Tome um diretor ocidental, com absolutamente nenhuma conexão pessoal com a fascinante e intrincada cultura japonesa. Risco. Adicione a produção tarimbada de ninguém menos que Steven Spielberg, que por muito pouco também não assumiu a direção. Melhorou. Entre com um elenco de consagradas atrizes chinesas, não japonesas, para protagonizar a história adaptada a partir do best-seller escrito por Arthur Golden em 1997. Risco novamente? Sim, mas em nenhum momento esta ameaça é concretizada. Além do mais, trata-se de uma produção americana sobre uma realidade estrangeira. Logo, os diálogos que interessam são em inglês, não japonês. E o melhor de tudo é constatar que isso não é, de forma alguma, um empecilho ao excelente resultado do filme.
No Japão da década de 30 a garotinha Chiyo (Suzuka Ohgo, na adolescência Zhang Ziyi) é vendida por seus pais, indo parar num dos inúmeros bairros usados como reduto dos aristocratas e homens de negócios que desfrutam da vida noturna nas casas de chá, em companhia das mais fascinantes gueixas. A menina cresce no ambiente de um oki-ya (uma casa de gueixas), subjugada por sua nova "mãe" (Kaori Momoi) e sob constante influência da antipatia de Hatsumomo (Gong Li), uma das mais populares e belas gueixas da região. Um encontro com um rico empresário (Ken Watanabe) acende nela o desejo de se tornar uma gueixa e, assim, ter a chance de futuramente reencontrá-lo.

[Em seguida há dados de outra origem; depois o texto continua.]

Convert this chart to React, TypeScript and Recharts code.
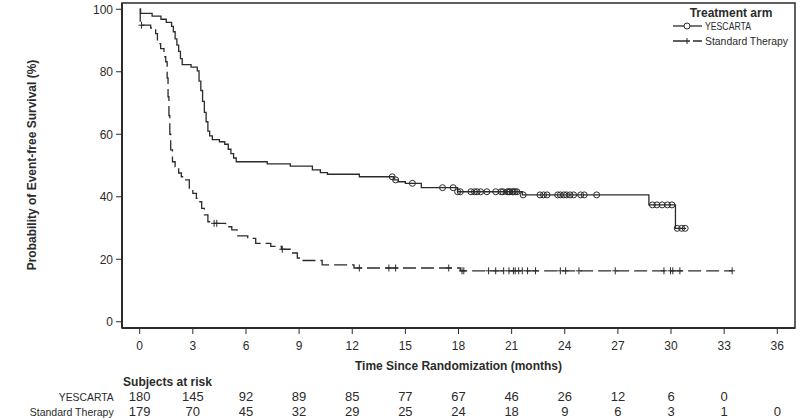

Auxiliada por uma paciente instrutora (Michelle Yeoh), Chiyo precisa aprender a conviver com os perigos, as intrigas e as desilusões de um meio onde a felicidade parece ser um sonho cada vez mais inatingível.

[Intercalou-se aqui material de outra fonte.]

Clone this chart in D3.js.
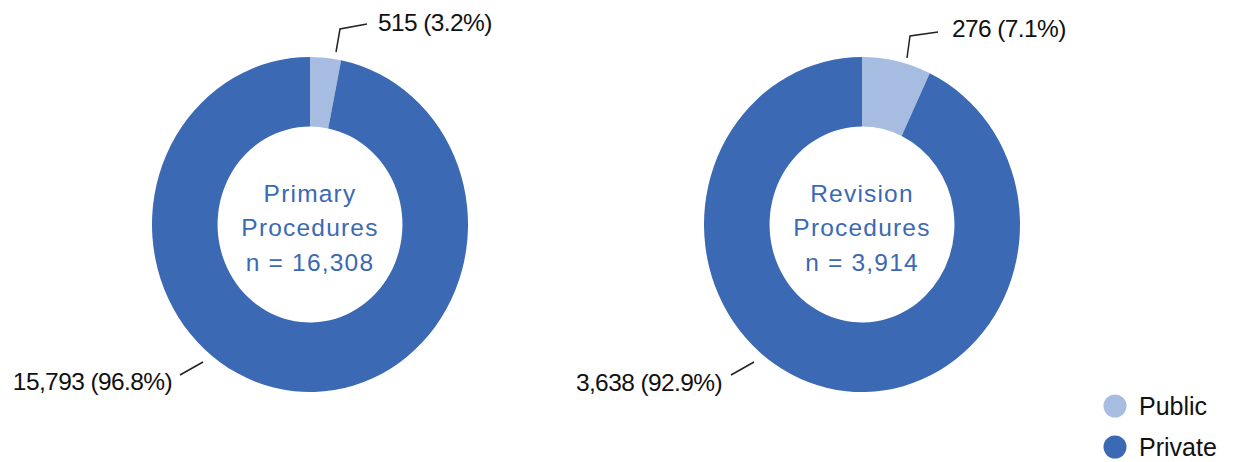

O que há de mais espetacular neste filme é, sem sombra de dúvida, o design de produção que recriou uma antiga Kyoto que hoje não mais é possível ser encontrada, imprimiu um aspecto quase onírico a muitas das seqüências envolvendo o mundo fechado das gueixas e, assim, presenteou a narrativa em off da personagem central com uma atmosfera que beira a perfeição. O universo que o filme se propõe a mostrar já é, por si só, misterioso o suficiente para garantir o interesse, mas a trajetória da garotinha que queria se tornar uma gueixa para encontrar o amor extrapola essa idéia com classe. Sempre envolta em contradições típicas das heroínas de romances (gueixas podem ou não podem amar?) e marcada por passagens bastante tensas, como a esplêndida seqüência da dança de Chiyo diante tanto da maior inimiga quanto do amor de sua vida.
A veracidade da retratação do mundo das gueixas não vem ao caso, já que mesmo no próprio Japão isso é um assunto bastante nebuloso para a sociedade em geral. As culturas estrangeiras vão ainda mais longe, associando-as sem pestanejar com a imagem de prostitutas de luxo. O filme de Rob Marshall meio que confirma essa informação para a época em que se passa a história, mas ao mesmo tempo evita ir mais fundo em seus desdobramentos. Parece ser evidente, no entanto, que uma fidelidade mínima à cultura fechada das gueixas foi mantida. Nos dias de hoje é praticamente reconhecido que só se torna gueixa a adolescente que realmente almeja esse objetivo, tornando-se uma profissional de entretenimento, não prostituta, e levando uma vida mais independente que a das mulheres normais, mas definitivamente relegada à margem do convívio social.
Zhang Ziyi encarna o papel-título com bastante competência, mas eu tenho que admitir que minha atenção só esteve centrada em uma atriz, pelo menos durante todo o tempo em que ela permaneceu em cena: Gong Li. Continua belíssima, característica que é ainda mais acentuada pelo quê de tragédia que marca a índole de sua personagem, uma gueixa experiente que reconhece instantaneamente uma rival à altura somente ao vislumbrá-la, mesmo sendo ela apenas uma criança. Na primeira metade do filme é Gong Li quem fica no caminho da felicidade de Chiyo. Na segunda, o próprio meio em que ela passa a viver assume o papel de seu inimigo. Durante todo o tempo de filme o espetáculo é de uma beleza deveras hipnotizante, marcado por um desfecho no mínimo condizente com a realidade em que o longa se insere.